Snowflake: Observability on DDL Transactions (Part 2)— Databases, Schemas, Tables, Views and Columns Affected

Path to getting Observability Insights in your Snowflake Data Platform

Nowadays, the different data architecture platforms require high needs about what is happening in their systems. Who is doing what, how and when? And finally we need to monitor with a comfortable dashboards that provide valuable metrics, KPIs, and overall the capability to provide all this information in real time. Observability play into the game, providing these and more features to our professionals in order to take the right actions to improve, correct and design the systems and their data.

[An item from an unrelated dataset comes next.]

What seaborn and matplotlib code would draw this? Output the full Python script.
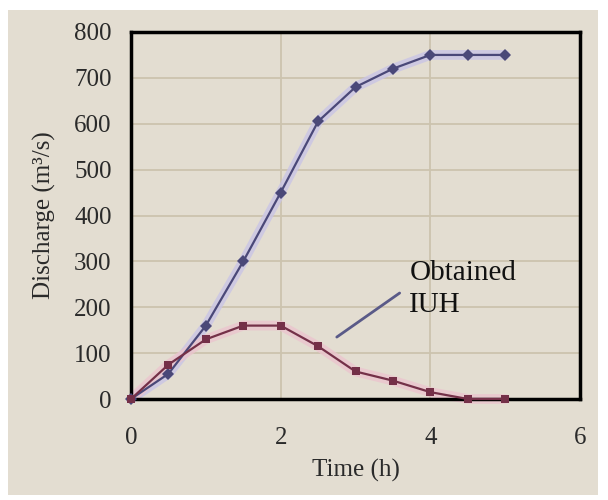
"""
plot.py - Obtained IUH vs S-curve discharge
"""

import matplotlib
matplotlib.use("Agg")
import matplotlib.pyplot as plt
from matplotlib.patches import Rectangle
import seaborn as sns
import pandas as pd

# data
time_h = [0, 0.5, 1, 1.5, 2, 2.5, 3, 3.5, 4, 4.5, 5]
s_curve = [0, 55, 160, 300, 450, 605, 680, 720, 750, 750, 750]
iuh = [0, 75, 130, 160, 160, 115, 60, 40, 15, 0, 0]

x_ticks = [0, 2, 4, 6]
y_ticks = [0, 100, 200, 300, 400, 500, 600, 700, 800]

BG = "#E3DDD1"
GRID = "#CCC3AE"
BLUE = "#4A4878"
RED = "#743048"
TXT = "#2A2A2A"

sns.set_theme(style="white")
plt.rcParams["font.family"] = ["Liberation Serif", "DejaVu Serif"]

df = pd.DataFrame({"time": time_h, "S-curve": s_curve, "IUH": iuh})

fig = plt.figure(figsize=(6.08, 5.0), dpi=100, facecolor="white")
fig.patches.append(Rectangle((8 / 608, 5 / 500), 590 / 608, 485 / 500,
                             transform=fig.transFigure, facecolor=BG,
                             edgecolor="none", zorder=-10))
ax = fig.add_axes([131 / 608, 101 / 500, 449 / 608, 367 / 500])
ax.set_facecolor(BG)

# soft glow under each line
ax.plot(df["time"], df["S-curve"], color="#C9C4E6", lw=7, alpha=0.8,
        solid_capstyle="round", zorder=2, clip_on=False)
ax.plot(df["time"], df["IUH"], color="#EBC4CE", lw=7, alpha=0.8,
        solid_capstyle="round", zorder=2, clip_on=False)

sns.lineplot(data=df, x="time", y="S-curve", color=BLUE, lw=1.6,
             marker="D", markersize=6, markeredgewidth=0, ax=ax, zorder=3)
sns.lineplot(data=df, x="time", y="IUH", color=RED, lw=1.6,
             marker="s", markersize=5.5, markeredgewidth=0, ax=ax, zorder=4)
for line in ax.lines:
    line.set_clip_on(False)

ax.set_xlim(0, 6)
ax.set_ylim(0, 800)
ax.set_xticks(x_ticks)
ax.set_yticks(y_ticks)
ax.grid(True, color=GRID, lw=1.3)
ax.set_axisbelow(True)
for sp in ax.spines.values():
    sp.set_color("black")
    sp.set_linewidth(2.5)
ax.tick_params(axis="both", length=0, labelsize=18, colors=TXT)
ax.tick_params(axis="x", pad=20)
ax.tick_params(axis="y", pad=14)

ax.set_xlabel("Time (h)", fontsize=18, color=TXT, labelpad=7)
ax.set_ylabel("Discharge (m³/s)", fontsize=18, color=TXT, labelpad=13)

# label and leader line
ax.annotate("", xy=(2.75, 135), xytext=(3.59, 231),
            arrowprops=dict(arrowstyle="-", color="#5A5A88", lw=2,
                            shrinkA=0, shrinkB=0))
ax.text(3.72, 240, "Obtained\nIUH", fontsize=21, color="#111111",
        va="center", ha="left", linespacing=1.3)

fig.savefig("out.png", dpi=100, facecolor=fig.get_facecolor())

Snowflake as a platform offers a wide of features about Observability. Between them we can mention:

Snowsight Dashboard:

  • Managing and monitoring Costs and Performance
  • Trackability about transactions

Data Objects: That provide valuable information about querys, logins, costs, timings, …

As a part of this Observability Article Series, now we will see how to achieve through these Data Objects information to check all the DDL transactions done on each tables on our Snowflake Database tables. In that way, we will want to list in a structured way, all the tables and their columns affected by each query, their type action, the rows inserted (if applies) and tracking the timestamp of the transaction and who did it what? For DML Observability Transactions series, you can check this previous one.

Hands ON

I will start checking the different objects that we on Snowflake, these ones are located on the SNOWFLAKE.ACCOUNT_USAGE schema.

QUERY_HISTORY data object

Here we find the QUERY_HISTORY view, that provides useful information about all the queries executed on the platform.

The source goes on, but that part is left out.